A gnome postcard, artwork by Yoshimoto Nara, a photograph of a claymation mock-up of Matisse’s studio, a card from the Juan Miro exhibit I went to in Barcelona this past summer, an editorial from Anna Wintour’s inaugural issue at Vogue, a series of Andy Warhol prints and quotes (including one of the original smizer, my girl, Mona Lisa), a fashion editorial that reminds me of Edward Scissorhands, a photo of Kim Gordon, of Sonic Youth's yellow house, and images of Eloise are just some of the things I've hidden atop my wall. When I am bored it is really fun to play I Spy to remind myself of what I've posted.
This Teen Angst print is one of my personal art additions to the wall.

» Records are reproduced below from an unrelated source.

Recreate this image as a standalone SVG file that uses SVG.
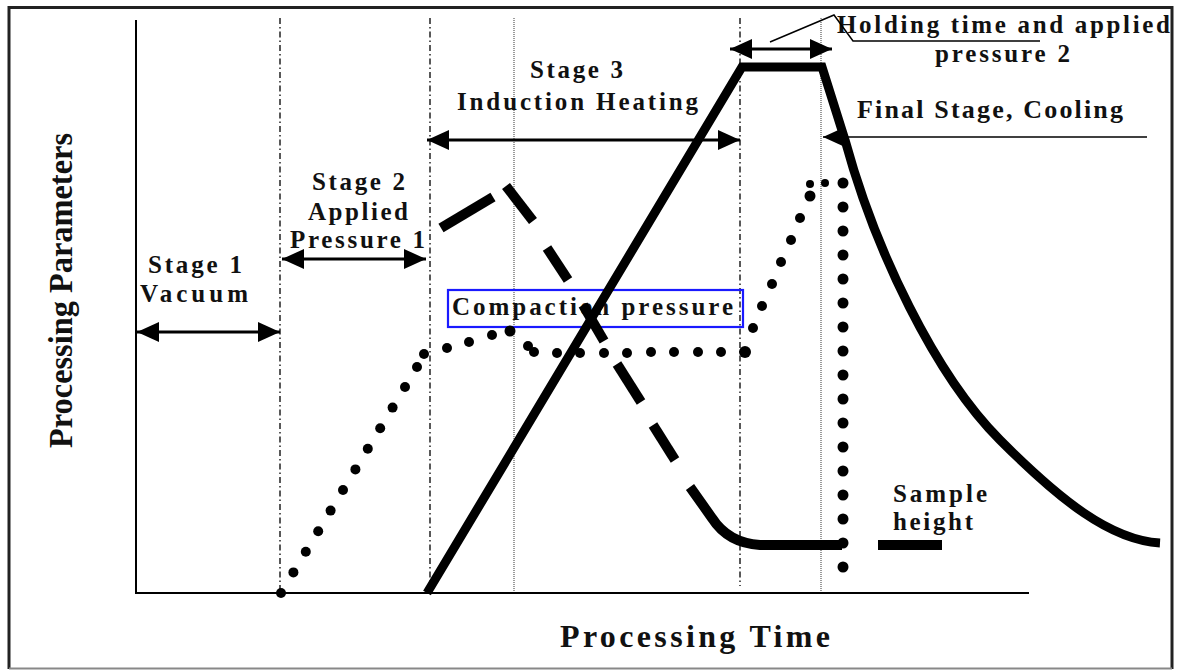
<svg xmlns="http://www.w3.org/2000/svg" width="1178" height="670" viewBox="0 0 1178 670">
<style>
.t{font-family:"Liberation Serif","Times New Roman",serif;font-weight:bold;font-size:25px;fill:#111}
.dd{stroke:#222;stroke-width:1.5;stroke-dasharray:6 3 1.5 3;fill:none}
.fd{stroke:#666;stroke-width:1.3;stroke-dasharray:1 1;fill:none}
.ar{stroke:#000;stroke-width:3;fill:none;marker-start:url(#ah);marker-end:url(#ah)}
.thin{stroke:#000;stroke-width:1.5;fill:none}
.d{fill:#000}
</style>
<defs>
<marker id="ah" viewBox="0 0 22 20" refX="22" refY="10" markerWidth="22" markerHeight="20" markerUnits="userSpaceOnUse" orient="auto-start-reverse">
<path d="M0,0 L22,10 L0,20 Z" fill="#000"/>
</marker>
</defs>
<rect width="1178" height="670" fill="#fff"/>
<g id="frame">
<path d="M9,669 L9,7.5 L1172,7.5 L1172,669" fill="none" stroke="#222" stroke-width="3"/>
<line x1="9" y1="668.5" x2="1172" y2="668.5" stroke="#888" stroke-width="2"/>
</g>
<g id="axes">
<line x1="136" y1="20" x2="136" y2="594" stroke="#000" stroke-width="2"/>
<line x1="135" y1="593" x2="1029" y2="593" stroke="#000" stroke-width="2"/>
<text class="t" transform="translate(72,290.5) rotate(-90)" text-anchor="middle" textLength="315" lengthAdjust="spacingAndGlyphs" style="font-size:33px">Processing Parameters</text>
<text class="t" x="560" y="647" style="font-size:32px" textLength="270" lengthAdjust="spacing">Processing Time</text>
</g>
<g id="stage-lines">
<line class="dd" x1="280" y1="18" x2="280" y2="592"/>
<line class="dd" x1="430" y1="18" x2="430" y2="592"/>
<line class="fd" x1="514" y1="18" x2="514" y2="592"/>
<line class="dd" x1="740" y1="18" x2="740" y2="586"/>
<line class="fd" x1="821" y1="18" x2="821" y2="592"/>
</g>
<g id="compaction-label">
<rect x="448" y="290" width="295" height="37" fill="none" stroke="#1a1aff" stroke-width="2.2"/>
<text class="t" x="452" y="315" textLength="281" lengthAdjust="spacing">Compaction pressure</text>
</g>
<g id="labels">
<text class="t" x="837" y="33" textLength="333" lengthAdjust="spacing">Holding time and applied</text>
<text class="t" x="935" y="62" textLength="135" lengthAdjust="spacing">pressure 2</text>
<text class="t" x="857" y="118" style="font-size:26px" textLength="266" lengthAdjust="spacing">Final Stage, Cooling</text>
<text class="t" x="530" y="78" textLength="93" lengthAdjust="spacing">Stage 3</text>
<text class="t" x="457" y="110" textLength="241" lengthAdjust="spacing">Induction Heating</text>
<text class="t" x="312" y="190" textLength="93" lengthAdjust="spacing">Stage 2</text>
<text class="t" x="308" y="220" textLength="100" lengthAdjust="spacing">Applied</text>
<text class="t" x="290" y="248" textLength="135" lengthAdjust="spacing">Pressure 1</text>
<text class="t" x="148" y="273" textLength="94" lengthAdjust="spacing">Stage 1</text>
<text class="t" x="140" y="302" textLength="108" lengthAdjust="spacing">Vacuum</text>
<text class="t" x="893" y="502" textLength="94" lengthAdjust="spacing">Sample</text>
<text class="t" x="893" y="530" textLength="80" lengthAdjust="spacing">height</text>
</g>
<g id="connectors">
<line class="ar" x1="137" y1="332" x2="280" y2="332"/>
<line class="ar" x1="282" y1="259" x2="426" y2="259"/>
<line class="ar" x1="427" y1="140" x2="740" y2="140"/>
<line class="ar" x1="730" y1="49" x2="832" y2="49"/>
<line x1="1147" y1="137" x2="823" y2="137" stroke="#000" stroke-width="1.6" marker-end="url(#ah)"/>
<path class="thin" d="M770,42 L834,15 L853,41 L1040,41"/>
</g>
<g id="curves">
<path d="M427,593 L742,67 L822,67 L845,140 C875,250 935,375 1000,440 C1060,500 1110,540 1160,543" fill="none" stroke="#000" stroke-width="9" stroke-linejoin="miter"/>
<g fill="none" stroke="#000" stroke-width="10">
<path d="M441,228 L493,197"/>
<path d="M506,186 L533,221"/>
<path d="M547,248 L568,280"/>
<path d="M583,305 L604,341"/>
<path d="M617,364 L641,402"/>
<path d="M653,425 L675,460"/>
<path d="M690,487 L712,518 Q728,543 760,545 L842,545"/>
<path d="M878,545 L942,545"/>
</g>
<g id="dots">
<circle class="d" cx="281" cy="593" r="5"/>
<circle class="d" cx="293.4" cy="572.4" r="5"/>
<circle class="d" cx="305.8" cy="551.8" r="5"/>
<circle class="d" cx="318.2" cy="531.2" r="5"/>
<circle class="d" cx="330.6" cy="510.6" r="5"/>
<circle class="d" cx="343" cy="490" r="5"/>
<circle class="d" cx="355.4" cy="469.4" r="5"/>
<circle class="d" cx="367.8" cy="448.8" r="5"/>
<circle class="d" cx="380.2" cy="428.2" r="5"/>
<circle class="d" cx="392.6" cy="407.6" r="5"/>
<circle class="d" cx="405" cy="387" r="5"/>
<circle class="d" cx="417" cy="367" r="5"/>
<circle class="d" cx="424" cy="354" r="5"/>
<circle class="d" cx="447" cy="348" r="5"/>
<circle class="d" cx="469" cy="342" r="5"/>
<circle class="d" cx="492" cy="335" r="5"/>
<circle class="d" cx="510" cy="331" r="5.5"/>
<circle class="d" cx="528" cy="346" r="5"/>
<circle class="d" cx="534" cy="352" r="5"/>
<circle class="d" cx="557" cy="353" r="5"/>
<circle class="d" cx="580" cy="353" r="5"/>
<circle class="d" cx="604" cy="353" r="5"/>
<circle class="d" cx="627" cy="353" r="5"/>
<circle class="d" cx="651" cy="352" r="5"/>
<circle class="d" cx="674" cy="352" r="5"/>
<circle class="d" cx="698" cy="352" r="5"/>
<circle class="d" cx="721" cy="352" r="5"/>
<circle class="d" cx="745" cy="352" r="6"/>
<circle class="d" cx="753" cy="328" r="5"/>
<circle class="d" cx="762" cy="306" r="5"/>
<circle class="d" cx="772" cy="284" r="5"/>
<circle class="d" cx="781" cy="262" r="5"/>
<circle class="d" cx="791" cy="240" r="5"/>
<circle class="d" cx="800" cy="218" r="5"/>
<circle class="d" cx="810" cy="196" r="5.5"/>
<circle class="d" cx="810" cy="184" r="4"/>
<circle class="d" cx="825" cy="183" r="4"/>
<circle class="d" cx="843" cy="183" r="5.5"/>
<circle class="d" cx="843" cy="207" r="5.5"/>
<circle class="d" cx="843" cy="231" r="5.5"/>
<circle class="d" cx="843" cy="255" r="5.5"/>
<circle class="d" cx="843" cy="279" r="5.5"/>
<circle class="d" cx="843" cy="303" r="5.5"/>
<circle class="d" cx="843" cy="327" r="5.5"/>
<circle class="d" cx="843" cy="351" r="5.5"/>
<circle class="d" cx="843" cy="375" r="5.5"/>
<circle class="d" cx="843" cy="399" r="5.5"/>
<circle class="d" cx="843" cy="423" r="5.5"/>
<circle class="d" cx="843" cy="447" r="5.5"/>
<circle class="d" cx="843" cy="471" r="5.5"/>
<circle class="d" cx="843" cy="495" r="5.5"/>
<circle class="d" cx="843" cy="519" r="5.5"/>
<circle class="d" cx="843" cy="543" r="5.5"/>
<circle class="d" cx="843" cy="567" r="5.5"/>
</g>
</g>
</svg>
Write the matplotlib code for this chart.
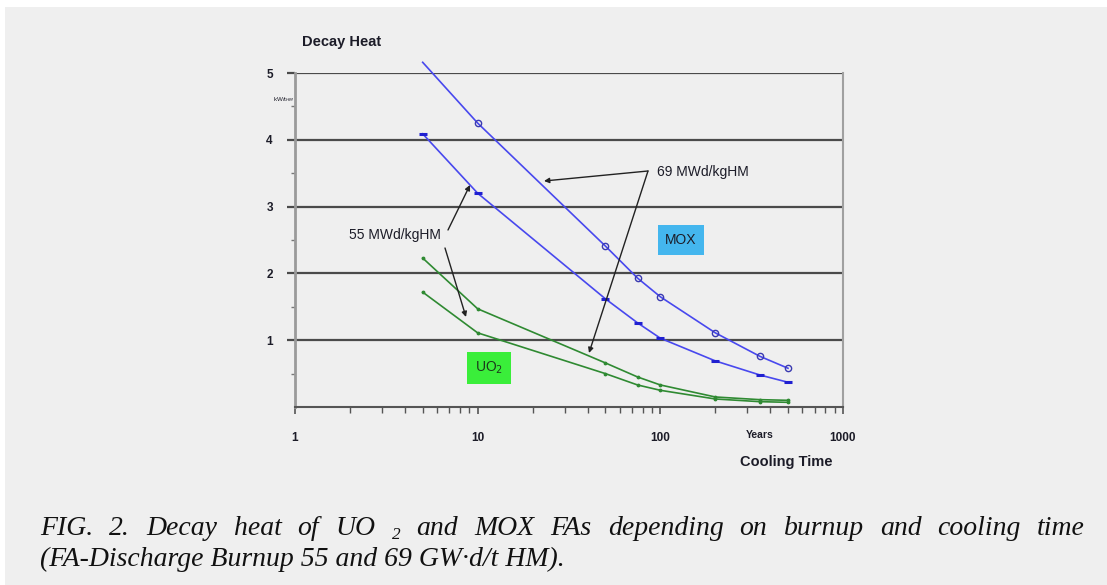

There are a few, but this is the only one that seemed to be captured in photographs. It's a replica of t-shirts I make. 
In sixth grade I started collaging my wall. It began as a strategic means of posting pictures of things to inspire my wardrobe but it was also just a way to decorate my mundane white walls. Back then the cast of Gossip Girl and Audrey Hepburn were at the floodgate of my dreams. But as I progressed through middle school, so began the trials and tribulations of the 7th grade. Cliques began to come into play, throwing off our elementary school dynamics. It meant that we could no longer all be just friends; we were separated and dominated by superiors. Our similar taste in Lizzie McGuire was no longer enough to base our friendships off of. All the while, my wall became more of a safe haven for the people that I aspired to be like in some way, and the people that filled my middle school could never measure up to. Each day when I would come home from school and want to cry about how “so and so” ripped my bow from my hair and told me I couldn’t wear it, instead, I did things like going through every magazine I could get my hands on and take out pictures that I felt best represented me. I remember this one editorial from an April 2008 issue of Teen Vogue, with Willa Holland on the cover (one photo from it is pictured in the first photo above), in which models pranced around in prom dresses in an amusement park was extremely formative for me because it's one of the few editorials that doesn't look posed and I want to, like, live in inside it. 
An old photo of me with one of my collage walls (I still had bangs here. See if you can spot some other differences!)
I aspire to be a fashion journalist and my wall is almost like an editorialized version of another girl’s diary; it’s my own way of expressing my angst and joy and is a living and ever-changing piece of art that I get to wake up and fall asleep to every morning. The only thing different about my room now in contrast to in sixth grade is that my collage wall has expanded much higher up to the molding and completely fills my entire bedroom. Although it still serves its founding purposes, to help inspire quirky outfit combinations, and to put a splash of color in my room, it has a more profound meaning to me than just that. I put up some of my own art and things from some of my favorites like Barbara Kruger and quotes by Angela Chase from My So-Called Life. Plus, I like to think I’ve matured somewhat since then. I’ve taken down any and all homages to substance-less "bros" and replaced them with the likes of The Kinks, John Lennon, Andy Warhol, Fred Armisen, and Bill Cunningham. As I get closer to graduating high school, I fear what will happen to my beloved collage wall. Truth be told, I might just have to take it with me.